The key is the embedded electronics of the LED. For instance, the outdoor lighting system can dim lights as needed for routine energy savings or demand response programs; indicate device failures, and monitor performance for routine maintenance programs. But that is just the first step. Using a communications platform (4G, Bluetooth, etc.) with access to the internet, the system’s existing infrastructure allows the fixture (increasingly a luminaire) to collect and report data. Devices or sensors that monitor elements other than lighting also can be included. Weather conditions for local news stations, cameras for security, Wi-Fi hot spots, traffic and emergency service alerts—the list goes on.
But only about eight percent of outdoor lighting installations included any network lighting controls to enable these applications. And since connected outdoor lighting is still in the early adoption phase, the lighting industry has to be vigorous about getting the word out about data value (collecting, organizing, and analyzing) to cities and end users (citizens) alike. The energy efficiency and life-cycle cost savings resulting from LED replacement projects are well documented and are a good point of departure to the wider opportunity. For instance, data from emergency service sensors can contribute to shorter response times and traffic monitoring and control can help improve traffic flow. Officials should be able to infer logically (and over time probably measure directly) how these sorts of enhancements are helping community quality of life.

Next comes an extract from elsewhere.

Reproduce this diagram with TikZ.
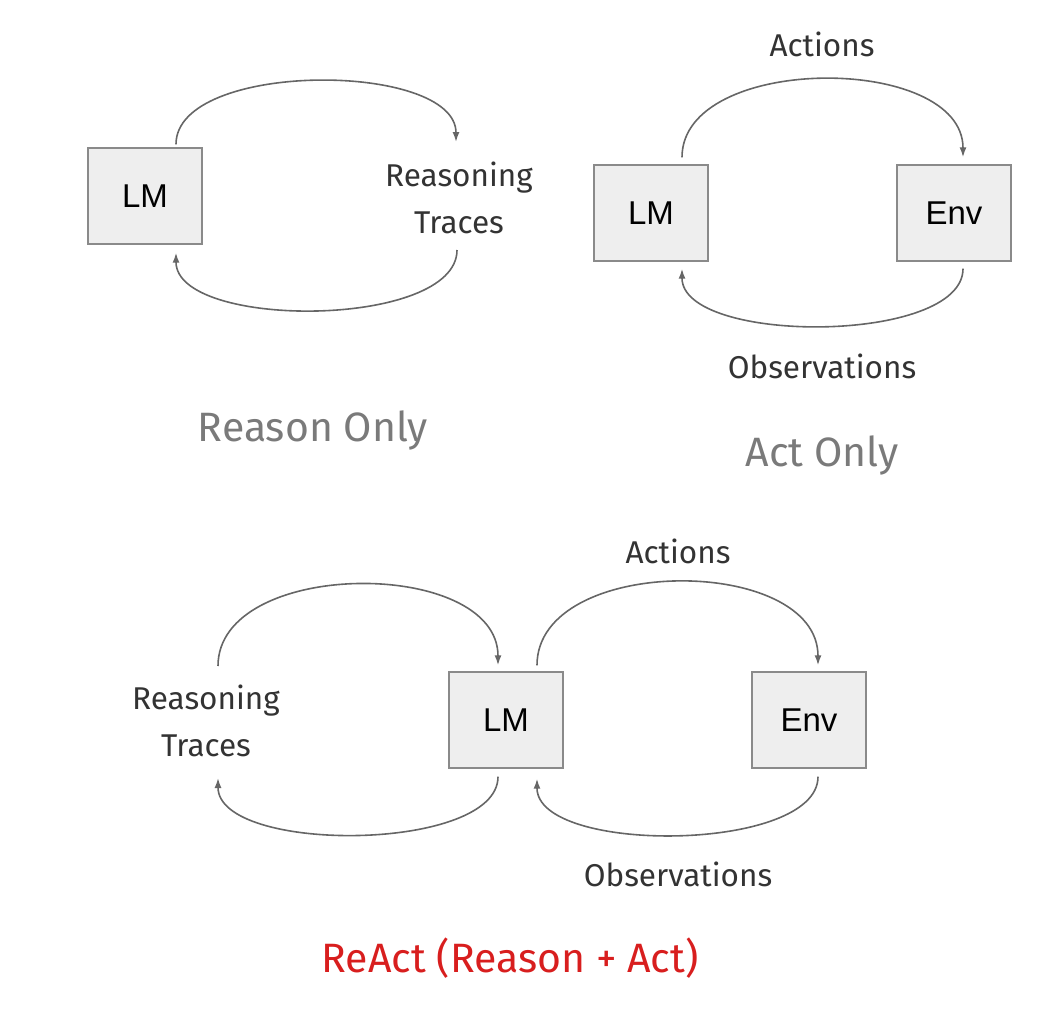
\documentclass[tikz,border=0pt]{standalone}
\usepackage{fontspec}
\setmainfont{Fira Sans}
\newfontfamily\boxfont{Liberation Sans}
\usetikzlibrary{arrows.meta,positioning}

\definecolor{boxfill}{HTML}{EEEEEE}
\definecolor{boxline}{HTML}{8A8A8A}
\definecolor{arcline}{HTML}{666666}
\definecolor{labeltext}{HTML}{333333}
\definecolor{titlegray}{HTML}{7A7A7A}
\definecolor{titlered}{HTML}{D81E1E}

\begin{document}
\begin{tikzpicture}[x=1pt,y=-1pt,
  model/.style={rectangle,draw=boxline,fill=boxfill,line width=1.4pt,
    minimum width=114pt,minimum height=96pt,font=\boxfont\fontsize{33}{40}\selectfont},
  lbl/.style={text=labeltext,align=center,font=\fontsize{31.5}{47}\selectfont},
  title/.style={font=\fontsize{41}{48}\selectfont},
  flow/.style={->,draw=arcline,line width=1.6pt},
  >={Latex[length=10pt,width=7pt]}]
  \useasboundingbox (0,0) rectangle (1058,1028);

  % reason only
  \node[model] (lm1) at (145,196) {LM};
  \node[lbl] (rt1) at (459,198) {Reasoning\\Traces};
  \node[title,text=titlegray] (t1) at (313,430) {Reason Only};
  \draw[flow] ([xshift=31pt,yshift=3pt]lm1.north) .. controls +(0,-84) and +(0,-81) .. ([xshift=-3pt,yshift=56pt]rt1.center);
  \draw[flow] ([xshift=-2pt,yshift=-52pt]rt1.center) .. controls +(0,79) and +(0,77) .. ([xshift=31pt,yshift=-8pt]lm1.south);

  % act only
  \node[model] (lm2) at (651,213) {LM};
  \node[model] (env2) at (954,213) {Env};
  \node[lbl] (act2) at (822,44) {Actions};
  \node[lbl] (obs2) at (822,366) {Observations};
  \node[title,text=titlegray] (t2) at (822,455) {Act Only};
  \draw[flow] ([xshift=31pt,yshift=7pt]lm2.north) .. controls +(0,-104) and +(0,-104) .. ([xshift=9pt,yshift=7pt]env2.north);
  \draw[flow] ([xshift=9pt,yshift=-7pt]env2.south) .. controls +(0,76) and +(0,76) .. ([xshift=31pt,yshift=-7pt]lm2.south);

  % react
  \node[model] (lm3) at (506,720) {LM};
  \node[model] (env3) at (809,720) {Env};
  \node[lbl] (rt3) at (206,721) {Reasoning\\Traces};
  \node[lbl] (act3) at (678,551) {Actions};
  \node[lbl] (obs3) at (678,874) {Observations};
  \node[title,text=titlered] (t3) at (510,958) {ReAct (Reason + Act)};
  \draw[flow] ([xshift=12pt,yshift=55pt]rt3.center) .. controls +(0,-108) and +(0,-108) .. ([xshift=-8pt,yshift=6pt]lm3.north);
  \draw[flow] ([xshift=31pt,yshift=6pt]lm3.north) .. controls +(0,-111) and +(0,-111) .. ([xshift=9pt,yshift=6pt]env3.north);
  \draw[flow] ([xshift=-8pt,yshift=-8pt]lm3.south) .. controls +(0,76) and +(0,76) .. ([xshift=12pt,yshift=-57pt]rt3.center);
  \draw[flow] ([xshift=9pt,yshift=-8pt]env3.south) .. controls +(0,76) and +(0,76) .. ([xshift=31pt,yshift=-10pt]lm3.south);
\end{tikzpicture}
\end{document}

Just think of thousands of hours of cars idling vice moving and what that means for air quality.
For their part, NEMA Members are working to clarify and communicate the value of information by creating Standards that organize data into a common vocabulary that will support interoperability of systems and can assist in city management.
In addition to hosting advanced technologies and facilitating the collection and transmission of data, streetlights are advancing in other ways, too. For instance, scientists have been studying how outdoor lighting affects drivers, pedestrians, and neighborhood spaces. As reported in the article by Morgan Pattison, Senior Technical Advisor to DOE, this is the study object at the Virginia Tech Transportation Institute. This examination will help determine how to control connected outdoor lighting systems to adapt to changing conditions, optimizing lighting for specific applications.
Whether it is providing communities with cost savings, data collection, or fine-tuning lighting to different applications, the once quotidian streetlight continues to push the limits. NEMA companies have already made a nearly unmatched contribution to energy efficiency in lighting and other sectors. And now they are leading the way beyond efficiency to showcase the other forms of value lighting and electrical products more broadly enable for our modern economy and society. ei.